Goal
Using the material below, print the line that contains "Convert this chart to Altair code.", the line that contains "import pandas as pd", and every line in between, exactly and nothing else.

-- Start of Data lines --

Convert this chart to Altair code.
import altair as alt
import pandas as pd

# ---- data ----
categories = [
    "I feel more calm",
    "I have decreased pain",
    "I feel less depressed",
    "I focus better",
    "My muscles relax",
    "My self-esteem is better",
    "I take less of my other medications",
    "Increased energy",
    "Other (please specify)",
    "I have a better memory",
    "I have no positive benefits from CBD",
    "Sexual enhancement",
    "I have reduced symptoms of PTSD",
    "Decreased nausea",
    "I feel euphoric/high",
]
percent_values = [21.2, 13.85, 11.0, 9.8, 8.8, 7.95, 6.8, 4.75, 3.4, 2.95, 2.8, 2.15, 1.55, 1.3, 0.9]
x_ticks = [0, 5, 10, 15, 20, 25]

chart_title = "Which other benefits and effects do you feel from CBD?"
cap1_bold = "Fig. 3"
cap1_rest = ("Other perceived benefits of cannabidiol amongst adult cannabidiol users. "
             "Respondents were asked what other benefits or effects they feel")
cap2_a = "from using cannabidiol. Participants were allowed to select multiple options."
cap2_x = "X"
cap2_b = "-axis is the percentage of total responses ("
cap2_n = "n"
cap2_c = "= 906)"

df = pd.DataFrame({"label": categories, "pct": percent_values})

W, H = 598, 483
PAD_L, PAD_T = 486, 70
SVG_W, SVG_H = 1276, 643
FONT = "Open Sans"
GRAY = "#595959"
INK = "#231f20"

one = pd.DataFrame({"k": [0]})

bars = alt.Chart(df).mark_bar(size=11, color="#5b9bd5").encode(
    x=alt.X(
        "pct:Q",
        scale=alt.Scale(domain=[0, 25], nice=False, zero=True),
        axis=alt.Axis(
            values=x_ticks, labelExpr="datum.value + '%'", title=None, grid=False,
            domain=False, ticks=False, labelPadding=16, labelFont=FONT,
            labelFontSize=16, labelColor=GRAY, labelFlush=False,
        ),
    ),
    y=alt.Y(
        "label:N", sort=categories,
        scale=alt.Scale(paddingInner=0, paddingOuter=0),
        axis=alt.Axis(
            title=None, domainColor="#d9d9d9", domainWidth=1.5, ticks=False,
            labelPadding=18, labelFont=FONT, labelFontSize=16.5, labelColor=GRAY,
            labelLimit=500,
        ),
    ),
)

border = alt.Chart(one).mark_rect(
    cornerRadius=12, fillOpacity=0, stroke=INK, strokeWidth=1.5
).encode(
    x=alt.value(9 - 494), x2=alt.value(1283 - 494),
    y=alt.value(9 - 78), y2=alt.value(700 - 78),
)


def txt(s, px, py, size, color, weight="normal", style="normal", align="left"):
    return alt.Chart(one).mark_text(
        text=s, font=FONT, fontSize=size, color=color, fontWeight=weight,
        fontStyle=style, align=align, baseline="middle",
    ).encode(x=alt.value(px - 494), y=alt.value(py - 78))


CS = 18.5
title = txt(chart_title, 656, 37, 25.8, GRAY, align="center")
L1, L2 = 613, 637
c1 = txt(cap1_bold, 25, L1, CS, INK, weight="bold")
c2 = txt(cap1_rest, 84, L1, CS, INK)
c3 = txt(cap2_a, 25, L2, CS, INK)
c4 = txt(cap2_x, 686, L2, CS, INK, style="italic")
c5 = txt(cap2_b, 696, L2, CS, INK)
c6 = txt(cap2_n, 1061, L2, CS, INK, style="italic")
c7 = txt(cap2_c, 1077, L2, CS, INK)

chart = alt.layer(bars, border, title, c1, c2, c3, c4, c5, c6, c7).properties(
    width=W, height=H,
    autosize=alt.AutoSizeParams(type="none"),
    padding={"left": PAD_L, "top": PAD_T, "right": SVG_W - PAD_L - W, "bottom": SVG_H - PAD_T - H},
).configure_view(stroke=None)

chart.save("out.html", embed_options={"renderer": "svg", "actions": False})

-- End of Data lines --
-- Start of Data lines --

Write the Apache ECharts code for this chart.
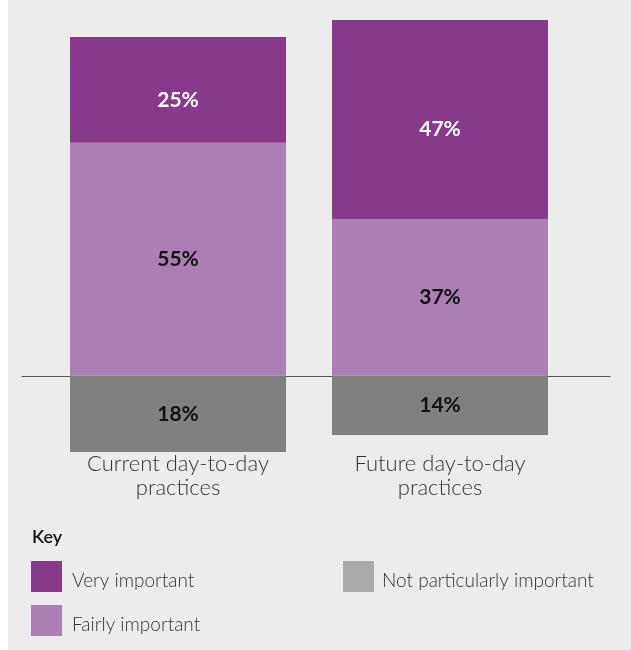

-- End of Data lines --

Solution to this task
Convert this chart to Altair code.
import altair as alt
import pandas as pd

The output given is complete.